The sputtering engine

Is Germany’s economy getting too weak to pull Europe out of its crisis?

|BERLIN

“THE world cannot afford a European lost decade,” says Jacob Lew, America’s treasury secretary. The latest European figures were uninspiring. In the third quarter the euro zone grew by just 0.6% at an annualised rate. This sluggishness was not primarily due to the countries hit hardest by the crisis—Greece’s economy grew faster than any other euro-zone country, and Spain and Ireland are recovering. Rather, it is the core countries that are exhausted—and few more so than the biggest, Germany. It grew by just 0.1% in the third quarter, after contracting by the same amount in the previous three months.

Angela Merkel, the German chancellor, has been subject to a rising chorus of foreign criticism. Germany should do more to stimulate domestic consumption and investment, goes the refrain. This would help countries like France and Italy as they undergo tough structural reforms. Higher imports would also reduce Germany’s current-account surplus, the largest in the world and a cause of imbalances within Europe and beyond. Stimulating demand would push up prices, which could save the euro zone from tipping into deflation. Prices in the zone rose at an annualised 0.4% in October, far below the 2% ceiling set by the European Central Bank (ECB).

Such demands are echoed by some at home. Marcel Fratzscher, an adviser to Sigmar Gabriel, the economics minister, says that Germany should boost investment for its own good. Much of Germany’s recent success, he argues, has been an “illusion” bought by underinvestment in everything from roads to education to factories. Wolfgang Schäuble, the finance minister, has responded by pledging an extra €10 billion ($12.5 billion) in investment by the federal government over three years from 2016, on top of €5 billion already earmarked for roads and bridges. Yet at barely 0.1% of GDP, that is more symbolic than substantial. And it will not raise the budget deficit because Mr Schäuble’s top priority remains the “black zero”: balancing the budget from 2015.

Christoph Schmidt, chairman of the council of economic experts that advises the government, suggests that “the black zero should not be a fetish”. Germany’s municipal governments, not the federal one, should be the ones to raise public investment. But the bigger problem, he thinks, is that private investment is too low. In a free-market economy such as Germany’s, the government cannot command firms to invest more at home than abroad. If businesses have chosen another course, he says, it must be because, for whatever reasons, they find Germany an unrewarding place for investment.

As it may indeed be, Mr Schmidt’s council of five sages scolded Mrs Merkel’s government this month. Businesses worry about its largesse in public pensions, which defies Germany’s mix of an ageing population and shrinking workforce. Her coalition with the centre-left Social Democrats is raising pensions for mothers and letting people retire as young as 63 if they have worked for long enough.

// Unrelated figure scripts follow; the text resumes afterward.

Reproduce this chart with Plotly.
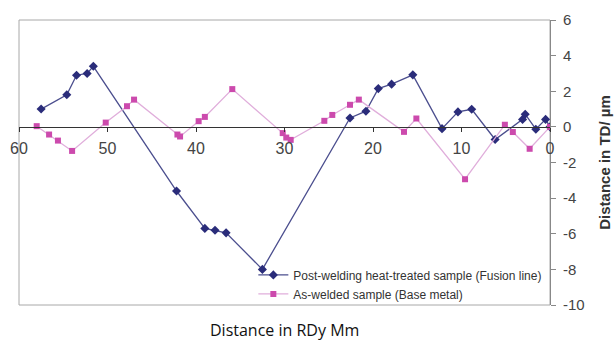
import plotly.graph_objects as go

# Post-welding heat-treated sample (fusion line)
pwht_rd = [57.5, 54.6, 53.5, 52.3, 51.6, 42.2, 39.0, 37.85, 36.6, 32.5,
           22.6, 20.8, 19.4, 17.9, 15.5, 12.2, 10.4, 8.85, 6.2, 3.1,
           2.8, 1.6, 0.5, 0.0]
pwht_td = [1.0, 1.8, 2.9, 3.0, 3.4, -3.6, -5.7, -5.8, -5.95, -8.0,
           0.5, 0.88, 2.15, 2.4, 2.92, -0.1, 0.84, 0.99, -0.71, 0.42,
           0.71, -0.13, 0.42, 0.0]

# As-welded sample (base metal)
aw_rd = [58.0, 56.6, 55.6, 54.0, 50.2, 47.8, 47.0, 42.1, 41.8, 39.7,
         39.0, 35.9, 30.2, 29.8, 29.3, 25.5, 24.6, 22.6, 21.6, 16.5,
         15.1, 9.6, 5.1, 4.2, 2.3, 0.0]
aw_td = [0.04, -0.43, -0.77, -1.35, 0.24, 1.16, 1.53, -0.43, -0.54, 0.32,
         0.56, 2.12, -0.35, -0.6, -0.73, 0.34, 0.67, 1.24, 1.53, -0.28,
         0.47, -2.94, 0.12, -0.29, -1.23, 0.0]

series_names = ["Post-welding heat-treated sample (Fusion line)",
                "As-welded sample (Base metal)"]

x_ticks = [60, 50, 40, 30, 20, 10, 0]
y_ticks = [6, 4, 2, 0, -2, -4, -6, -8, -10]
y_min, y_max = -10, 6

fig = go.Figure()
fig.add_trace(go.Scatter(
    x=pwht_rd, y=pwht_td, mode="lines+markers", name=series_names[0],
    line=dict(color="#4b4e8e", width=1.3),
    marker=dict(symbol="diamond", size=7, color="#2a2c7a"),
))
fig.add_trace(go.Scatter(
    x=aw_rd, y=aw_td, mode="lines+markers", name=series_names[1],
    line=dict(color="#e0aedb", width=1.3),
    marker=dict(symbol="square", size=6, color="#cc4aad"),
))

tick_font = dict(family="Liberation Sans, Arial, sans-serif", size=15, color="#444")

fig.update_layout(
    width=615, height=340,
    margin=dict(l=19, r=65, t=20, b=35),
    paper_bgcolor="white", plot_bgcolor="white",
    showlegend=True,
    legend=dict(
        x=0.995, xanchor="right", y=-0.012, yanchor="bottom",
        bgcolor="rgba(0,0,0,0)",
        font=dict(family="Liberation Sans, Arial, sans-serif", size=12, color="#333"),
        tracegroupgap=0, itemwidth=30,
    ),
    xaxis=dict(
        range=[60, 0], tickvals=x_ticks, ticktext=[str(v) for v in x_ticks],
        anchor="free", position=(0 - y_min) / (y_max - y_min),
        showline=True, linecolor="#333", linewidth=1.2,
        ticks="outside", ticklen=4, tickcolor="#333",
        ticklabelstandoff=3, automargin=False,
        showgrid=False, zeroline=False, tickfont=dict(tick_font, size=16),
    ),
    yaxis=dict(
        range=[y_min, y_max], tickvals=y_ticks, ticktext=[str(v) for v in y_ticks],
        side="right", anchor="x", automargin=False,
        showline=True, linecolor="#888", linewidth=1,
        ticks="outside", ticklen=5, tickcolor="#888",
        ticklabelstandoff=4,
        showgrid=False, zeroline=False, tickfont=tick_font,
        title=dict(text="Distance in TD/ µm", standoff=15,
                   font=dict(family="Liberation Sans, Arial, sans-serif",
                             size=15, color="#333", weight="bold")),
    ),
    shapes=[dict(type="rect", xref="paper", yref="paper", x0=0, x1=1, y0=0, y1=1,
                 line=dict(color="#a8a8a8", width=1), layer="below")],
    annotations=[dict(text="Distance in RDy Mm", xref="paper", yref="paper",
                      x=0.5, y=0, yshift=-25, yanchor="middle", showarrow=False,
                      font=dict(family="Open Sans, sans-serif", size=16, color="#111"))],
)

fig.write_html("out.html")
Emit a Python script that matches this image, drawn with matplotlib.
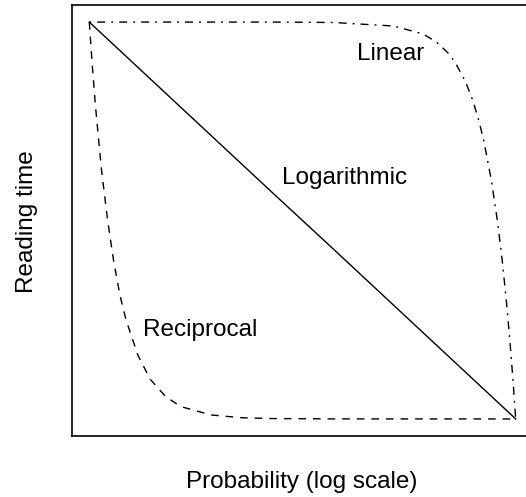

Entrepreneurs also fret about the new minimum wage, due to take effect in January at the relatively high level of €8.50 an hour. Contrary to hopes that this might boost domestic demand, says Mr Schmidt, some workers will simply lose their jobs. Moreover, those whose pay goes up will then claim less in welfare top-ups, so they will not have much extra income to spend. A further misstep, Mr Schmidt believes, is a muddled energy policy—subsidising solar and wind power and phasing out nuclear—that is merely raising companies’ energy costs. And yet another is a law to cap rising rents, which is likely just to discourage the building of new properties.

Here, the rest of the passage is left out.